Joseph Yakel, |
The Legend of Juggin Joe
First things first: a lot of effort has gone into this book, from the inside sleeve to the "Cast of Characters" page and "About the Author." Even the cover art has been strategically designed.
Joseph Yakel, inspired by his childhood spent in the country laced with an active imagination, pens this fictional tale of Josef Jeckel. Josef, son of Isabel and Doc Jeckel, becomes a local hero amongst his people due to his originality of spirit and musical gift. Early on he shows a skill for playing the jug -- yes, the jug, Josef plays the jug in such a mind-blowing way that he becomes known as "Juggin Joe."
His jug playing becomes famous, even Ronald Reagan's a fan! There are touching family stories that happen along the way, romance blossoms and even war is featured. Throughout the book you are reading print written entirely in North American "country" dialect, which can be taxing at times but soon becomes a huge part of this story's charm. The narrator is known simply as the "Stahry Teller" and his identity remains a mystery just to keep you guessing.
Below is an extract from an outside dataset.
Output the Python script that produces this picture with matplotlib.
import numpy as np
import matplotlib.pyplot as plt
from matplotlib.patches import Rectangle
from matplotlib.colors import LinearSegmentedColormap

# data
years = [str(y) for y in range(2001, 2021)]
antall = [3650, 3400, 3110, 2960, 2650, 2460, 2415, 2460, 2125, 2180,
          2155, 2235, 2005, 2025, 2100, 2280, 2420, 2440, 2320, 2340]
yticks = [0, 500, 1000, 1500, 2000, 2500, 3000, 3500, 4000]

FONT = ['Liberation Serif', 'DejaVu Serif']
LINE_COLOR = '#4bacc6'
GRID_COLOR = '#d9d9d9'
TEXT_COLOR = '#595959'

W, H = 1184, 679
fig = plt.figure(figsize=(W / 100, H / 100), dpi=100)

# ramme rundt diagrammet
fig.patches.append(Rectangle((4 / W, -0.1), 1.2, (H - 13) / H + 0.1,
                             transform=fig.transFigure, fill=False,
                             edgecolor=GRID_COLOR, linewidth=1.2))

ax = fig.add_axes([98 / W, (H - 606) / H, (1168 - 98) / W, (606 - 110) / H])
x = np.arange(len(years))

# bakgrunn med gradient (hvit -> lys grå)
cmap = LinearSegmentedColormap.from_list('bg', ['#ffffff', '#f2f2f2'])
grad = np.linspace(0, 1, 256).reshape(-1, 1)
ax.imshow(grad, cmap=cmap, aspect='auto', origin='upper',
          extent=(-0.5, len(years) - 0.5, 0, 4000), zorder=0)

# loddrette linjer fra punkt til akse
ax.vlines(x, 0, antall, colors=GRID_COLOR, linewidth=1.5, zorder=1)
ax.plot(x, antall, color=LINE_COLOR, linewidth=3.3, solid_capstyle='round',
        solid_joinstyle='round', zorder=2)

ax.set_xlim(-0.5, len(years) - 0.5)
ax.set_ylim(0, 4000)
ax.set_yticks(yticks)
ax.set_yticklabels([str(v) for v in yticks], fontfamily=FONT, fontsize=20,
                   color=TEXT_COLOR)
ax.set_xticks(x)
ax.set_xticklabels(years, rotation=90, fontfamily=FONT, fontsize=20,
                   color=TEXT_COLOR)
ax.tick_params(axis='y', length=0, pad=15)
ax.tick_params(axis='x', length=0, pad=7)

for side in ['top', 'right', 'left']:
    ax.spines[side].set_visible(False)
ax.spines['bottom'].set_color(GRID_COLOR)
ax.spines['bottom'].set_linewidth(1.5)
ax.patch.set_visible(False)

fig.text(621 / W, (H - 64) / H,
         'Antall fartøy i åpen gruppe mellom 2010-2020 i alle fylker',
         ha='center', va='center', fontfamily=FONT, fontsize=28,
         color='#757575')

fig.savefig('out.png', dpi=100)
The Legend of Juggin Joe is difficult to get into with the first read, but I enjoyed following the story and finding out how Juggin Joe ended up in his life. It was a somewhat predictable finish but it was entertaining, and I believe the dedication to staying in dialect made it more interesting; it gave the book character and humour. There was just no avoiding reading this book without hearing a hillbilly voiceover running through your head.
I could imagine this being a real legend that you could memorize and tell to generations of families, for at its core is a family story and a depiction of a young man's odyssey. To me, as the reader, it's a coming-of-age story as well, so it would resonate with young and old.
Overall, Yakel has produced a bold, unique book that explores a handful of themes in a 124-paged, light-hearted way. To its credit, I've never read anything quite like it. Dang!